Thank you for the replies all, I’m on pins today i just feel so anxious over it. I really despise the woman for all the trouble she causes, and it’s against my character to have so much anger in me towards another person.
DP is mortified. He agrees a ban from our room is necessary, it just shouldn’t have to be the case. He’s said that he will punish accordingly but I’m very tempted to take something of DSCs, of value, until the ring is returned. DSC is here next tomorrow, and I have an activity on meaning I won’t see them. I’m glad, because I don’t think I’m going to be able to keep my shit.
As for banning them from our home, We can’t do that. For context, the child is 9. If they were in their late teens I’d feel very different about it all together!

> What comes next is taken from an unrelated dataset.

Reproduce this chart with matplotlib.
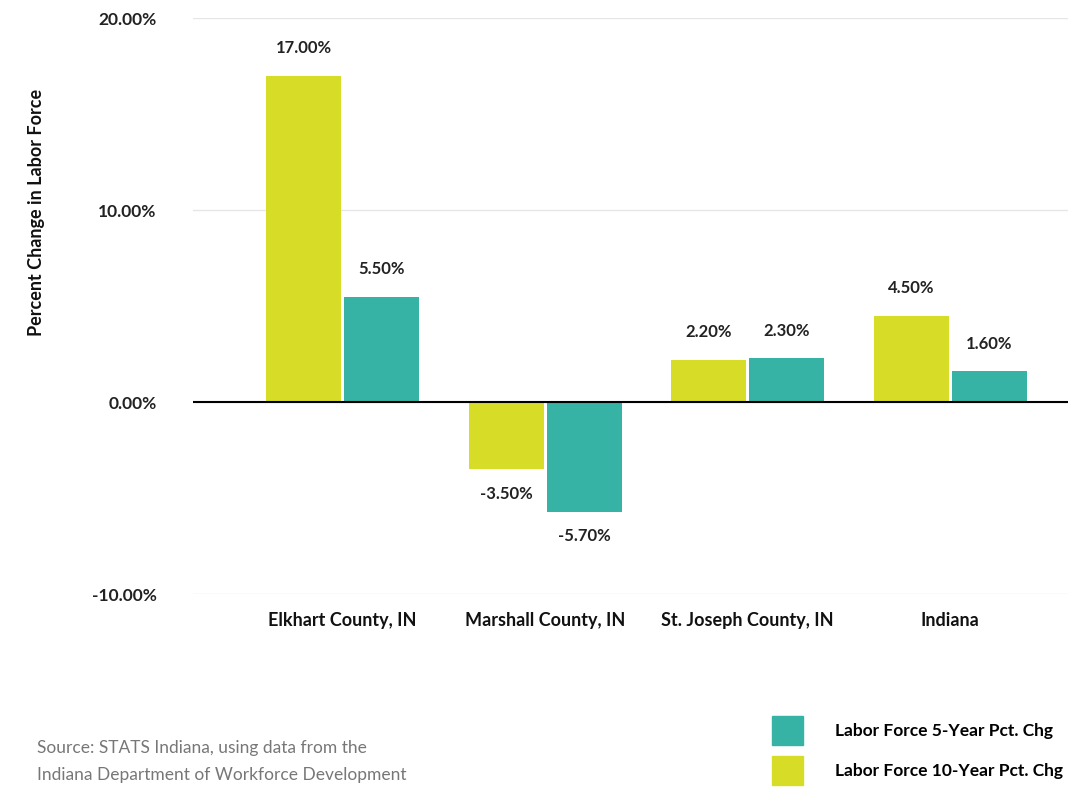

It’s a very strange tactic but she has done similar things and posted pictures online or messaged grandparents knowing information will get back to us - she is very manipulative in that way and the way it’s all panned out is very strange. She’s been known to copy my online presence and buy things that I own as well, and we have caught DSC taking pictures of things in our home like our Christmas tree etc due to the mothers influence. About two week ago, DSC started acting strange around me. As though they were watching me and very wary. I said at the time to DP I bet her mum has been saying things as a scare tactic again, it’s happened regularly where DSC’s behaviour has changed whether it’s bad behaviour, withdrawal from us (usually me), wetting the bed etc. Then we have found out that the mother has been telling DSC lies etc which has linked to the behaviour.
About a month ago, due to her snooping on my social media - she made herself believe I was pregnant and went the roof (I wasn’t, I was celebrating a new job and she made herself believe what she wanted to believe). Threatened my partner with solicitor (?!), spreaded the rumour about, got close to my own DC’s father to the point she was visiting his home regularly and trying to befriend my DC, told my ex lies about my DP being abusive and it caused all sorts of chaos. I had DSC saying to me ‘my mum told me to tell you she knows you are pregnant’ and made the children believe it as well. Ever since she’s been awful!
But most importantly DSC has been weird towards me and it’s been obvious. Friday and Saturday they were really quiet and teary, and then around lunchtime Saturday I caught them in our room near the container where the ring was kept.
Im pretty certain if a 9 year old child was to steal, it would be a spontaneous on the moment decision. Not a planned one. Which makes me think it’s been influenced.